> _RECORDED DATA_:
------------------------------

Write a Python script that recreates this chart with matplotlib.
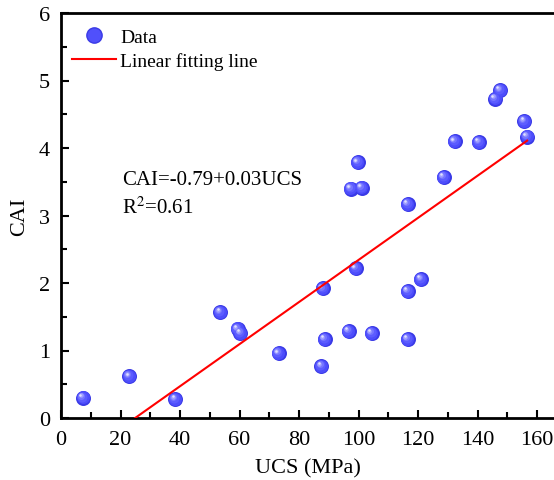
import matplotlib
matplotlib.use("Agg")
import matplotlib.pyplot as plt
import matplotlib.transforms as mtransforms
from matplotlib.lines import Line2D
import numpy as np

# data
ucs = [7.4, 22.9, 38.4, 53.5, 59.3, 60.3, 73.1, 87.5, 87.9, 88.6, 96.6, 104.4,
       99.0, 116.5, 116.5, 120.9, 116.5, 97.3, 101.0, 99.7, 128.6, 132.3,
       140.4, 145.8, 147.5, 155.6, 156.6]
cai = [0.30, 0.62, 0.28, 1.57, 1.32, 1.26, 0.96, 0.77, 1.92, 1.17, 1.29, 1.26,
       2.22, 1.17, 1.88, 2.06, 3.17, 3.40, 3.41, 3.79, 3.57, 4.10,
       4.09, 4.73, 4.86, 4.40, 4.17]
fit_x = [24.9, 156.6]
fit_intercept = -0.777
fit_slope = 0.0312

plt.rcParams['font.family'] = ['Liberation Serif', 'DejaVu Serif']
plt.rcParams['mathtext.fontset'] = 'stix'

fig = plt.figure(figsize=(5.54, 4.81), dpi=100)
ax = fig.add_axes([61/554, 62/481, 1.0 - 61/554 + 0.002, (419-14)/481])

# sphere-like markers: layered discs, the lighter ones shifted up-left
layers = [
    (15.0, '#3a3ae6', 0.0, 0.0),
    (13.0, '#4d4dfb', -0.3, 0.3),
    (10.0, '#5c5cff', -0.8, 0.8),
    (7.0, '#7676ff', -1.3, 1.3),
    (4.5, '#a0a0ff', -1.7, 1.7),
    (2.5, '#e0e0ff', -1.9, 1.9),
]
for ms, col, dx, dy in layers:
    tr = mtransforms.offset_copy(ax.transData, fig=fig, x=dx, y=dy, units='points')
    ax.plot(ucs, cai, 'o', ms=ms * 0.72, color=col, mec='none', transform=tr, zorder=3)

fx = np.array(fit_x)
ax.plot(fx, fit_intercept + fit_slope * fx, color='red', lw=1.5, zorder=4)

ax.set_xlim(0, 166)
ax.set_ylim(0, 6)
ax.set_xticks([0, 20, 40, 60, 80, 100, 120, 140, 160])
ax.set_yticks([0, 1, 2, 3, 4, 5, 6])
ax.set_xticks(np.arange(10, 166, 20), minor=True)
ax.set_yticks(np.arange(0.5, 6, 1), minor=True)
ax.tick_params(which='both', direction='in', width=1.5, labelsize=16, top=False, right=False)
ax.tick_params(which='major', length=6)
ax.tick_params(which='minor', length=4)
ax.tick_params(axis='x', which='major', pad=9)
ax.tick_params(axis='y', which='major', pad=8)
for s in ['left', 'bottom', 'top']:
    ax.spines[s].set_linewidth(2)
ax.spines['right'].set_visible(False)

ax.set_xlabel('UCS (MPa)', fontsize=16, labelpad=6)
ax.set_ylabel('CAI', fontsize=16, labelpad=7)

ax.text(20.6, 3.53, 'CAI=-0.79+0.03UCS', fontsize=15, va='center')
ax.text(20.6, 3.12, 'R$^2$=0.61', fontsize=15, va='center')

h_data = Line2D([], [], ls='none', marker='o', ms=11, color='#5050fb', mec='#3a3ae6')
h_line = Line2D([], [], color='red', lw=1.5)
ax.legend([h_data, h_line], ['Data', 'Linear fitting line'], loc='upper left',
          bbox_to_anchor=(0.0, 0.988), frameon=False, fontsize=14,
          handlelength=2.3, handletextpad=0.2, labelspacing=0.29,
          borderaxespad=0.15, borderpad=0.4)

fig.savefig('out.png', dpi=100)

------------------------------

> _TASK INSTRUCTIONS_:
Transcribe the listing in full. Omit the pictures and keep every line exact.

> _TASK SOLUTION_:
Write a Python script that recreates this chart with matplotlib.
import matplotlib
matplotlib.use("Agg")
import matplotlib.pyplot as plt
import matplotlib.transforms as mtransforms
from matplotlib.lines import Line2D
import numpy as np

# data
ucs = [7.4, 22.9, 38.4, 53.5, 59.3, 60.3, 73.1, 87.5, 87.9, 88.6, 96.6, 104.4,
       99.0, 116.5, 116.5, 120.9, 116.5, 97.3, 101.0, 99.7, 128.6, 132.3,
       140.4, 145.8, 147.5, 155.6, 156.6]
cai = [0.30, 0.62, 0.28, 1.57, 1.32, 1.26, 0.96, 0.77, 1.92, 1.17, 1.29, 1.26,
       2.22, 1.17, 1.88, 2.06, 3.17, 3.40, 3.41, 3.79, 3.57, 4.10,
       4.09, 4.73, 4.86, 4.40, 4.17]
fit_x = [24.9, 156.6]
fit_intercept = -0.777
fit_slope = 0.0312

plt.rcParams['font.family'] = ['Liberation Serif', 'DejaVu Serif']
plt.rcParams['mathtext.fontset'] = 'stix'

fig = plt.figure(figsize=(5.54, 4.81), dpi=100)
ax = fig.add_axes([61/554, 62/481, 1.0 - 61/554 + 0.002, (419-14)/481])

# sphere-like markers: layered discs, the lighter ones shifted up-left
layers = [
    (15.0, '#3a3ae6', 0.0, 0.0),
    (13.0, '#4d4dfb', -0.3, 0.3),
    (10.0, '#5c5cff', -0.8, 0.8),
    (7.0, '#7676ff', -1.3, 1.3),
    (4.5, '#a0a0ff', -1.7, 1.7),
    (2.5, '#e0e0ff', -1.9, 1.9),
]
for ms, col, dx, dy in layers:
    tr = mtransforms.offset_copy(ax.transData, fig=fig, x=dx, y=dy, units='points')
    ax.plot(ucs, cai, 'o', ms=ms * 0.72, color=col, mec='none', transform=tr, zorder=3)

fx = np.array(fit_x)
ax.plot(fx, fit_intercept + fit_slope * fx, color='red', lw=1.5, zorder=4)

ax.set_xlim(0, 166)
ax.set_ylim(0, 6)
ax.set_xticks([0, 20, 40, 60, 80, 100, 120, 140, 160])
ax.set_yticks([0, 1, 2, 3, 4, 5, 6])
ax.set_xticks(np.arange(10, 166, 20), minor=True)
ax.set_yticks(np.arange(0.5, 6, 1), minor=True)
ax.tick_params(which='both', direction='in', width=1.5, labelsize=16, top=False, right=False)
ax.tick_params(which='major', length=6)
ax.tick_params(which='minor', length=4)
ax.tick_params(axis='x', which='major', pad=9)
ax.tick_params(axis='y', which='major', pad=8)
for s in ['left', 'bottom', 'top']:
    ax.spines[s].set_linewidth(2)
ax.spines['right'].set_visible(False)

ax.set_xlabel('UCS (MPa)', fontsize=16, labelpad=6)
ax.set_ylabel('CAI', fontsize=16, labelpad=7)

ax.text(20.6, 3.53, 'CAI=-0.79+0.03UCS', fontsize=15, va='center')
ax.text(20.6, 3.12, 'R$^2$=0.61', fontsize=15, va='center')

h_data = Line2D([], [], ls='none', marker='o', ms=11, color='#5050fb', mec='#3a3ae6')
h_line = Line2D([], [], color='red', lw=1.5)
ax.legend([h_data, h_line], ['Data', 'Linear fitting line'], loc='upper left',
          bbox_to_anchor=(0.0, 0.988), frameon=False, fontsize=14,
          handlelength=2.3, handletextpad=0.2, labelspacing=0.29,
          borderaxespad=0.15, borderpad=0.4)

fig.savefig('out.png', dpi=100)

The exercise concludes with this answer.